No, he prefers to turn a deaf ear and blind eye to the bad example they're setting today. If he really cared, he'd be setting out this very moment to campaign for reversing some of the harsher policies they've imposed that only embarrass the movement, making them look as though they think beliefs in separation of sexes must apply even outside the synagogue auditorium in all instances. In ancient times, when synagogues decided men and women should pray separately, it was only because they felt socializing wasn't something appropriate during prayer sessions, not because they thought it was throughly abominable. Outside the synagogue sessions, no such notions were ever preached and enforced.
This week, the Bnei Akiva community pushed back against Nechtailer’s effort, and in the end, there was no identifiable presence of Bnei Akiva girls at the Wall on Monday.

“The good news is that nobody showed up - there was pressure from above and below that stopped it from happening," says Goldman. "In that sense I think it clarified that there are lines which are obvious to our wider public that simply shouldn’t be crossed. Ultimately, whatever the cause, the schools and the girls made the decision that this was not something they should be involved in and they stayed away.”

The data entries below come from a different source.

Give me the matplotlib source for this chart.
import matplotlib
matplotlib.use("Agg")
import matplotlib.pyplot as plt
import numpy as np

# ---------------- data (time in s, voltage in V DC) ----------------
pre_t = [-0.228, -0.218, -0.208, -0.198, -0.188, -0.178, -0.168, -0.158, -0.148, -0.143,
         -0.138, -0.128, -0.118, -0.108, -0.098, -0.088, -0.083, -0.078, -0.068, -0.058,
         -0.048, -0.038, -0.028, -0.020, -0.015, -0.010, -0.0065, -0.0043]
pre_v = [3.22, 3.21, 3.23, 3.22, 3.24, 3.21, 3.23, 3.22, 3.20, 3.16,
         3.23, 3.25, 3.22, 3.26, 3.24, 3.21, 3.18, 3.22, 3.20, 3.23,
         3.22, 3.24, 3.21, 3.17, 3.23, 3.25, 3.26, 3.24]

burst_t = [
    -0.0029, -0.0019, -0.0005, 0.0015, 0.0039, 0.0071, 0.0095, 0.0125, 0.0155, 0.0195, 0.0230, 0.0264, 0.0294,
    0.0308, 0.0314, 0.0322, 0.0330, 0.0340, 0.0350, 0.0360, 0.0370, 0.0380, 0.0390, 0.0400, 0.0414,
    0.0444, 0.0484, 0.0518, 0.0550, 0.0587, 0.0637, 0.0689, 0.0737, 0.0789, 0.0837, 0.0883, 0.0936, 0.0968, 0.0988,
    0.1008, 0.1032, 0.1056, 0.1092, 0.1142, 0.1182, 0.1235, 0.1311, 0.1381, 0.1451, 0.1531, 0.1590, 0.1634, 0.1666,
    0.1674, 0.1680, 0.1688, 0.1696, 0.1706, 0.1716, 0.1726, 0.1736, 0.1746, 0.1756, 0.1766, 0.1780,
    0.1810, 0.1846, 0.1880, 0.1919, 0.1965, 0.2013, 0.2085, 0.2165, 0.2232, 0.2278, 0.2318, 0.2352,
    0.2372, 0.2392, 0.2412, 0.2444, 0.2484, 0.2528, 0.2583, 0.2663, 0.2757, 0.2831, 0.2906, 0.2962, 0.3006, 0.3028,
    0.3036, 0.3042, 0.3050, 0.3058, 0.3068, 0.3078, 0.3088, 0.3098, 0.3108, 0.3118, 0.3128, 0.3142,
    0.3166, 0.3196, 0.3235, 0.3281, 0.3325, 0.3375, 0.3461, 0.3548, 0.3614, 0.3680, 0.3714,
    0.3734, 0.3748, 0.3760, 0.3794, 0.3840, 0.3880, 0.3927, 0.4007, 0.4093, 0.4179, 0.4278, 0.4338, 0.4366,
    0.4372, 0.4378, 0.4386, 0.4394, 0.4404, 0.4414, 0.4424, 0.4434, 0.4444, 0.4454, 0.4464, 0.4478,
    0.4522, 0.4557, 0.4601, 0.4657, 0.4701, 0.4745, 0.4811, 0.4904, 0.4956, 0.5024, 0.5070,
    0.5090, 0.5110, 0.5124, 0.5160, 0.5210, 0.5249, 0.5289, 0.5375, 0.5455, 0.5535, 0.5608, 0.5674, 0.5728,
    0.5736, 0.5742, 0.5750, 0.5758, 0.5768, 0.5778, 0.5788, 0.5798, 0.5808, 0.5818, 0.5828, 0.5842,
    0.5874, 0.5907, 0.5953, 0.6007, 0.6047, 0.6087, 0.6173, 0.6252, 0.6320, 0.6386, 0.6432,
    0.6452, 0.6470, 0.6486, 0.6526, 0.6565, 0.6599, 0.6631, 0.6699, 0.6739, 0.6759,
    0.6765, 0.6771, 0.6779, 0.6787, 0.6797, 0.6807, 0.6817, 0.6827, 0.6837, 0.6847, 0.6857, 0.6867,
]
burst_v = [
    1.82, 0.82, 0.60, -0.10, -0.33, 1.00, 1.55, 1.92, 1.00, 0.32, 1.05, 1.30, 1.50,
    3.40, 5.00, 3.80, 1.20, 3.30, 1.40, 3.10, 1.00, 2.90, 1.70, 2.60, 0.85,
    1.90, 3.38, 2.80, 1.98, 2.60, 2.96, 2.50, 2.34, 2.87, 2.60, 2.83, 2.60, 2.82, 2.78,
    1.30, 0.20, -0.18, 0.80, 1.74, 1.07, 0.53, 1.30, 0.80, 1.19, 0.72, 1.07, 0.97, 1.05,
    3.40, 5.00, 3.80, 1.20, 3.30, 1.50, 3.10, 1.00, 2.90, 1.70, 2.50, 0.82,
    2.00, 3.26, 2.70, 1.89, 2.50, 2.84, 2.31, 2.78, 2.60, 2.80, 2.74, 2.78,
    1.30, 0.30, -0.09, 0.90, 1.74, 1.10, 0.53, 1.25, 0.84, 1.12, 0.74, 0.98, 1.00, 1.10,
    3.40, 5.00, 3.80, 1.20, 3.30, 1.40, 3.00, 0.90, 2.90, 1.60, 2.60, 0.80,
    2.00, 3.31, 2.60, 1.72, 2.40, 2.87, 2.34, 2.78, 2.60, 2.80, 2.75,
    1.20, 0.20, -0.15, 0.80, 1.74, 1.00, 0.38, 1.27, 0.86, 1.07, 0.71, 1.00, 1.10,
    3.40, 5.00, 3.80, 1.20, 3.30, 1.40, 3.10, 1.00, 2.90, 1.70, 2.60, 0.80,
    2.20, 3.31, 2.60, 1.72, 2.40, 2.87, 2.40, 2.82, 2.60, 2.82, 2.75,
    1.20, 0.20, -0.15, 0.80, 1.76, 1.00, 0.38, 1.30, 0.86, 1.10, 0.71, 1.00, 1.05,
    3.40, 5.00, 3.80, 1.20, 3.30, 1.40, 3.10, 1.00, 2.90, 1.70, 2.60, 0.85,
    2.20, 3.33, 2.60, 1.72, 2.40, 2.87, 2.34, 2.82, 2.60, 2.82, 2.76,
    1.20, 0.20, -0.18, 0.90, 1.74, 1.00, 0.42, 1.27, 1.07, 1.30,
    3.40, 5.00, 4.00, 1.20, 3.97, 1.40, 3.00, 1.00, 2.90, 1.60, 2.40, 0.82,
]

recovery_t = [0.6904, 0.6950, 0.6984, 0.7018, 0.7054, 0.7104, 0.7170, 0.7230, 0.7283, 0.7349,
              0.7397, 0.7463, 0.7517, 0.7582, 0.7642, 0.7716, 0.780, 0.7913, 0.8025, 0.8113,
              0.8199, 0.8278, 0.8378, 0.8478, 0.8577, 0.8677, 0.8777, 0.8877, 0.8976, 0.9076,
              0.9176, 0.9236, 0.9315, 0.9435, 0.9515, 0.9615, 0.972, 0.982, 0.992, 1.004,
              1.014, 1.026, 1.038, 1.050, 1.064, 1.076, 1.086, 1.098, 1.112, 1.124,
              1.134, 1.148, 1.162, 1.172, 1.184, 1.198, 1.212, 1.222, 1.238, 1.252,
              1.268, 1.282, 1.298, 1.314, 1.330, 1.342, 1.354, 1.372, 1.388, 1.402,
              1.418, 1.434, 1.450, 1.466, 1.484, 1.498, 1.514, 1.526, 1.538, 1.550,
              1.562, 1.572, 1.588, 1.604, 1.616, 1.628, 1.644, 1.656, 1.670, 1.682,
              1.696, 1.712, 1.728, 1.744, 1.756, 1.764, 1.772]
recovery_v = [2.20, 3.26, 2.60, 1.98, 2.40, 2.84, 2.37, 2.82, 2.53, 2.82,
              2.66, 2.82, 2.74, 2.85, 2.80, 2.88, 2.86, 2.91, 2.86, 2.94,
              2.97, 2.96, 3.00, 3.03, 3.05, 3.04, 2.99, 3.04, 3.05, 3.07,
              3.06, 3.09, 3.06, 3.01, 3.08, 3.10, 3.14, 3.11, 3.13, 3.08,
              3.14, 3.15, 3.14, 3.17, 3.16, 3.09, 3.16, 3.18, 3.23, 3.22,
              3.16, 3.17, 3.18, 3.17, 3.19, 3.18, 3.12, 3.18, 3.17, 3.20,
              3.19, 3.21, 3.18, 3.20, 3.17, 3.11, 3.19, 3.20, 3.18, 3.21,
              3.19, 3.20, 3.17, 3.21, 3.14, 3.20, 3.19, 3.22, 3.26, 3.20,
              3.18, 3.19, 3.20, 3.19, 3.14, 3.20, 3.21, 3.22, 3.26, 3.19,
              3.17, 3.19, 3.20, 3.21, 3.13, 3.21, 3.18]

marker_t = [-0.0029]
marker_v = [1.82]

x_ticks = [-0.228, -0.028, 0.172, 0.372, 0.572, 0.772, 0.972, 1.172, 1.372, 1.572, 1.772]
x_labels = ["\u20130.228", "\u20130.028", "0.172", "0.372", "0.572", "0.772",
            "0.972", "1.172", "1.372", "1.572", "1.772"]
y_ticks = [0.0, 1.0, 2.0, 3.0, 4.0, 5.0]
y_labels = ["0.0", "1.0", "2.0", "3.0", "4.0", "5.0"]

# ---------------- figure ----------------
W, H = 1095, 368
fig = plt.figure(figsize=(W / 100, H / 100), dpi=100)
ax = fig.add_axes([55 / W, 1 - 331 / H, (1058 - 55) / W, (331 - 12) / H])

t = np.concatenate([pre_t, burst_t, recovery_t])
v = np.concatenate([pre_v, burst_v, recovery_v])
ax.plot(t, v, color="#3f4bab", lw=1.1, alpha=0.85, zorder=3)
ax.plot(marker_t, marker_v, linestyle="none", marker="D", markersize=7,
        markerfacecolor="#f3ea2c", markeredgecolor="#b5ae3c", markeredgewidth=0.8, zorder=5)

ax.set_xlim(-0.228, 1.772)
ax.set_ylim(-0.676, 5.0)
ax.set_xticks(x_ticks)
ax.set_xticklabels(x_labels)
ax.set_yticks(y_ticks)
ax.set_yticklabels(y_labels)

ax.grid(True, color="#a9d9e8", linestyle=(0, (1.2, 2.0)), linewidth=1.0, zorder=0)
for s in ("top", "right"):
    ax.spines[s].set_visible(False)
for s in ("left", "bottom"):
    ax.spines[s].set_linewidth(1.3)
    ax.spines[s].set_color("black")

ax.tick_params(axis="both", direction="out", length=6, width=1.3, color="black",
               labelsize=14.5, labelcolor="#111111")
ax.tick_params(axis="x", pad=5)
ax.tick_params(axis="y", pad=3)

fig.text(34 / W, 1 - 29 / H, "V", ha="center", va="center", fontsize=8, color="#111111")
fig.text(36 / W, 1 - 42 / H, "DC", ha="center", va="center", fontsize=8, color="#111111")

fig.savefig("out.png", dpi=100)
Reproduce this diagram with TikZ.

Even so, the current hierarchy in Bnei Akiva must be challenged and told they should reverse the sex-segregation policies. If they think sex between youngsters is a problem, as I assume they do, what they can do is preach abstinence until adulthood, as some Judeo-Christians do teach. And they certainly shouldn't go miles out of their way to act as though a boy and girl falling in love is the flat-out worst thing that could happen. Parents who find today's conduct in Bnei Akiva objectionable and setting poor examples should warn they'll cut funding and remove their children from their movement, to say nothing of work to set up alternatives. Only that way will they have any proper impact on a bad policy. There's no need to provide papers like Haaretz with ammo to use against Zionism either.